Ukrainian forces have continued strikes on Russian oil-export facilities to limit Moscow’s revenues as demand rises amid reduced Middle East supply. Over the Easter weekend Ukrainian drone attacks were reported at Primorsk in Leningrad region, Kstovo near Nizhny Novgorod, and the Black Sea port of Novorossiysk, where Kyiv said it struck a Russian warship.
On Sunday evening at least one person was reported killed in Russia’s Belgorod region. Local authorities also reported attacks on Sevastopol in Russian-occupied Crimea and on a cargo ship carrying wheat in the Sea of Azov. The Russian military said it intercepted almost 150 Ukrainian drones over a three-hour period on Sunday night, though the strikes left nearly half a million Russian households temporarily without power.

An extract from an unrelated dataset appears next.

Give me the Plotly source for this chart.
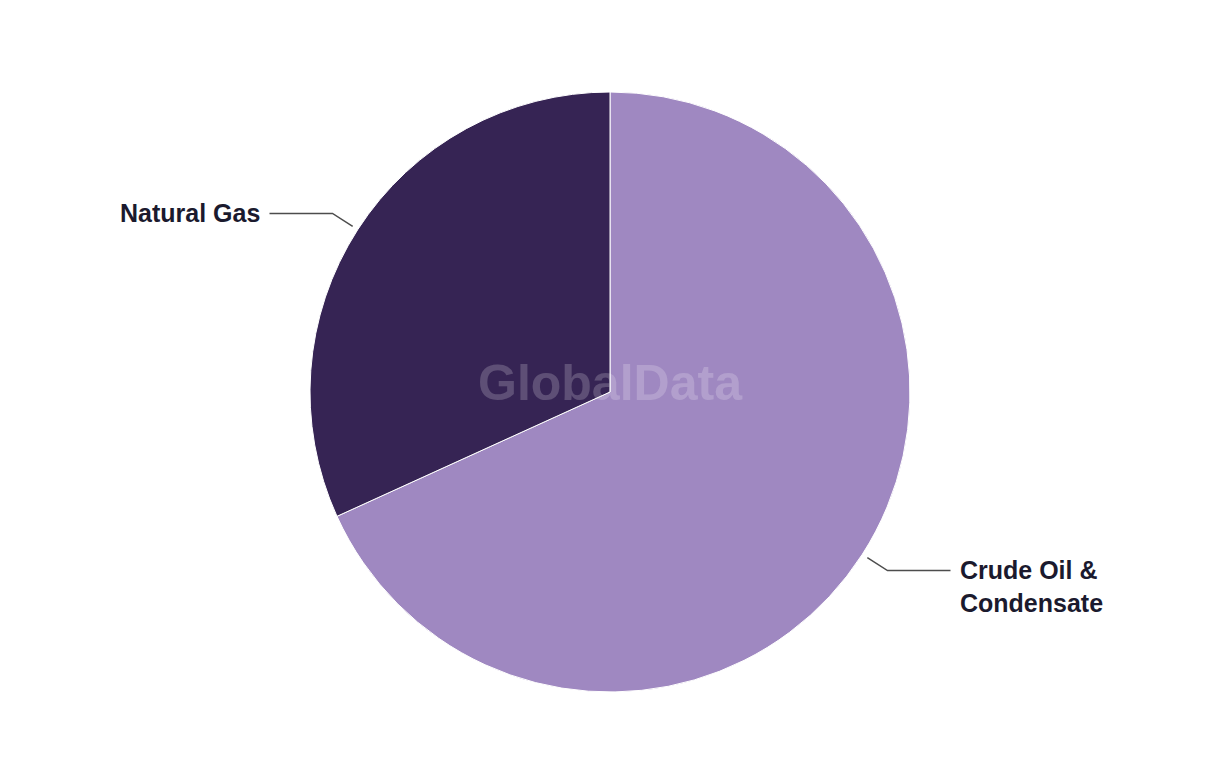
import math
import plotly.graph_objects as go

labels = ["Crude Oil &<br>Condensate", "Natural Gas"]
values = [68.2, 31.8]
colors = ["#9f88c1", "#362454"]

W, H = 1220, 764
OFF = 8  # default page body margin
cx, cy, R = 610 - OFF, 392 - OFF, 300  # pie centre/radius in figure pixels (from top)

fig = go.Figure()
fig.add_trace(go.Pie(
    labels=labels, values=values, sort=False, direction="clockwise", rotation=0,
    marker=dict(colors=colors, line=dict(color="white", width=1)),
    textinfo="none", hoverinfo="label+percent", showlegend=False,
    domain=dict(x=[(cx - R) / W, (cx + R) / W], y=[(H - cy - R) / H, (H - cy + R) / H]),
))

total = sum(values)
cum = 0
annotations = []
for lab, v in zip(labels, values):
    mid = (cum + v / 2) / total * 2 * math.pi
    cum += v
    sx, sy = math.sin(mid), -math.cos(mid)
    p1 = (cx + sx * R * 1.02, cy + sy * R * 1.02)
    p2 = (cx + sx * R * 1.10, cy + sy * R * 1.10)
    side = 1 if sx > 0 else -1
    p3 = (p2[0] + side * 63, p2[1])
    fig.add_trace(go.Scatter(
        x=[p1[0], p2[0], p3[0]], y=[p1[1], p2[1], p3[1]], mode="lines",
        line=dict(color="#4d4d4d", width=1.5), hoverinfo="skip", showlegend=False,
    ))
    nlines = lab.count("<br>") + 1
    annotations.append(dict(
        x=p3[0] + side * 7, y=p2[1] + (nlines - 1) * 15.5, xref="x", yref="y",
        text="<b>" + lab + "</b>", showarrow=False,
        xanchor="left" if side > 0 else "right", yanchor="middle", align="left",
        font=dict(family="Liberation Sans, Arial, sans-serif", size=25, color="#1b1a2e"),
    ))

annotations.append(dict(
    x=cx, y=cy - 9, xref="x", yref="y", text="<b>GlobalData</b>", showarrow=False,
    font=dict(family="Liberation Sans, Arial, sans-serif", size=50, color="rgba(255,255,255,0.2)"),
))

fig.update_layout(
    width=W, height=H, margin=dict(l=0, r=0, t=0, b=0),
    paper_bgcolor="white", plot_bgcolor="rgba(0,0,0,0)",
    xaxis=dict(range=[0, W], visible=False, domain=[0, 1], fixedrange=True),
    yaxis=dict(range=[H, 0], visible=False, domain=[0, 1], fixedrange=True),
    annotations=annotations,
)
fig.write_html("out.html")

The Washington-based Institute for the Study of War (ISW) noted Russian military bloggers have said damage to oil-export and energy infrastructure will be expensive and time-consuming to repair, and have previously complained of difficulties fixing damaged facilities because of parts sanctions and problems with air-defence systems.
Speaking in Damascus after meeting interim Syrian President Ahmed al-Sharaa, Zelenskyy said Russia was gaining extra revenue because of the Iran war and the partial easing of US sanctions on Russian oil. He reiterated calls for continued deliveries of air-defence munitions to Ukraine and cautioned, “We have to recognize that we are not the priority for today,” expressing concern that a prolonged Iran war could reduce international support for Kyiv.
On the eastern front, Ukrainian commander-in-chief Oleksandr Syrskyi said his forces had liberated about 480 square kilometres since the end of January. He warned that Russian troops are trying to establish a buffer zone in Dnipropetrovsk, while the ISW reported that Ukrainian counterattacks are disrupting Russian operations near Pokrovsk in Donetsk region.